As the march dragged on, and the ranks of the prisoners continued to rise, the Japanese guards were pressured to speed it along. There was no time to eat or drink, no time to rest, no time to stop and assist those who had fallen. There was no time to bury the dead, and no time to worry about stragglers. The generals were yelling at the officers to hurry. The officers were physically abusing the privates, and they in turn released their frustrations on their prisoners. As the columns swelled and slowed, the pressure wound even tighter and the march became even more chaotic. Dead bodies littered the ditches and fields and decomposed in the blistering sun. Black clouds of flies swarmed the rotting flesh and were joined by hungry pigs and dogs. Packs of black crows waited patiently on fences, and some began following the columns, tormenting the prisoners.
Pete had lost track of the men of the Twenty-Sixth. He, Sal, and Ewing were still together, but it was impossible to keep up with anyone else. Groups of emaciated prisoners were added to one column one day and left behind at the camps the next day. Men were falling, dying, and being killed by the hundreds. He stopped thinking about anyone but himself.
On the fourth day, they entered the city of Lubao. The once busy town of thirty thousand was deserted, or at least the streets were. But from the windows upstairs, the residents were watching. When the column stopped, the windows were raised and the people began tossing bread and fruits to the prisoners.

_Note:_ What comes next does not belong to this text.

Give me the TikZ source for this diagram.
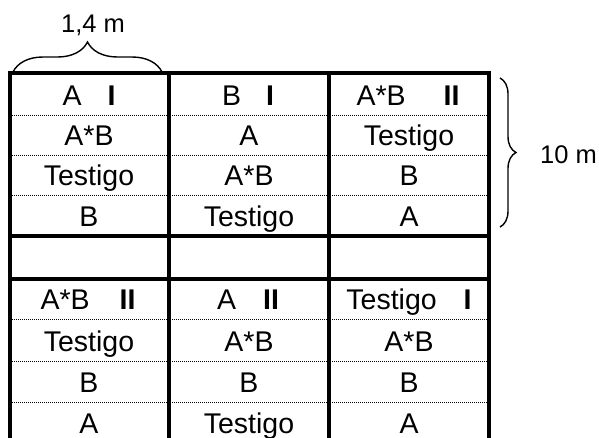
\documentclass[tikz,border=0pt]{standalone}
\usepackage{fontspec}
\setmainfont{Liberation Sans}
\usepackage{tikz}
\usetikzlibrary{decorations.pathreplacing}
\tikzset{celltxt/.style={anchor=base,inner sep=0pt,font=\fontsize{28.5}{32}\selectfont},
  lbltxt/.style={anchor=base,inner sep=0pt,font=\fontsize{25.5}{30}\selectfont},
  thickline/.style={line width=4pt},
  dotline/.style={line width=1pt,dash pattern=on 1pt off 1pt},
  bracket/.style={decorate,line width=1.4pt}}

\begin{document}
\begin{tikzpicture}[x=1pt,y=-1pt]
      \useasboundingbox (0,0) rectangle (599,437);

      % grid
      \draw[thickline] (8,73) -- (491,73);
      \draw[thickline] (8,236) -- (491,236);
      \draw[thickline] (8,279) -- (491,279);
      \draw[thickline] (10,71) -- (10,440);
      \draw[thickline] (169,71) -- (169,440);
      \draw[thickline] (329,71) -- (329,440);
      \draw[thickline] (489,71) -- (489,440);

      \draw[dotline] (12,115) -- (487,115);
      \draw[dotline] (12,155) -- (487,155);
      \draw[dotline] (12,195) -- (487,195);
      \draw[dotline] (12,319) -- (487,319);
      \draw[dotline] (12,361) -- (487,361);
      \draw[dotline] (12,402) -- (487,402);

      % upper block
      \node[celltxt] (a1) at (89,105) {A\hspace{26pt}\textbf{I}};
      \node[celltxt] (a2) at (89,145) {A*B};
      \node[celltxt] (a3) at (89,185) {Testigo};
      \node[celltxt] (a4) at (89,226) {B};

      \node[celltxt] (b1) at (248,105) {B\hspace{25pt}\textbf{I}};
      \node[celltxt] (b2) at (249,145) {A};
      \node[celltxt] (b3) at (249,185) {A*B};
      \node[celltxt] (b4) at (249,226) {Testigo};

      \node[celltxt] (c1) at (408,105) {A*B\hspace{38pt}\textbf{II}};
      \node[celltxt] (c2) at (409,145) {Testigo};
      \node[celltxt] (c3) at (409,185) {B};
      \node[celltxt] (c4) at (409,226) {A};

      % lower block
      \node[celltxt] (d1) at (88,309) {A*B\hspace{30pt}\textbf{II}};
      \node[celltxt] (d2) at (89,351) {Testigo};
      \node[celltxt] (d3) at (89,392) {B};
      \node[celltxt] (d4) at (89,433) {A};

      \node[celltxt] (e1) at (248,309) {A\hspace{27pt}\textbf{II}};
      \node[celltxt] (e2) at (249,351) {A*B};
      \node[celltxt] (e3) at (249,392) {B};
      \node[celltxt] (e4) at (249,433) {Testigo};

      \node[celltxt] (f1) at (409,309) {Testigo\hspace{27pt}\textbf{I}};
      \node[celltxt] (f2) at (409,351) {A*B};
      \node[celltxt] (f3) at (409,392) {B};
      \node[celltxt] (f4) at (409,433) {A};

      % dimensions
      \coordinate (wl) at (13,72);
      \coordinate (wr) at (162,72);
      \draw[bracket,decoration={brace,amplitude=30pt}] (wl) -- (wr);
      \node[lbltxt] (width) at (93,32) {1,4 m};

      \coordinate (lt) at (500,78);
      \coordinate (lb) at (500,227);
      \draw[bracket,decoration={brace,amplitude=16pt}] (lt) -- (lb);
      \node[lbltxt,anchor=base west] (length) at (540,163) {10 m};
    \end{tikzpicture}
\end{document}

The Japanese went into a frenzy and ordered them to ignore the food. When a teenage boy darted from behind a tree and tossed a loaf of bread, a guard shot him on the spot. Prisoners who had managed to eat a bite or two were pulled from the column and beaten. One was bayoneted in the stomach and hung from a lamppost as a warning.
They marched on, somehow mustering the will to take another step, notch another mile. So many men were dying from dehydration and exhaustion that the Japanese relented somewhat and allowed them to fill their canteens, usually at a roadside ditch or a pond used by livestock.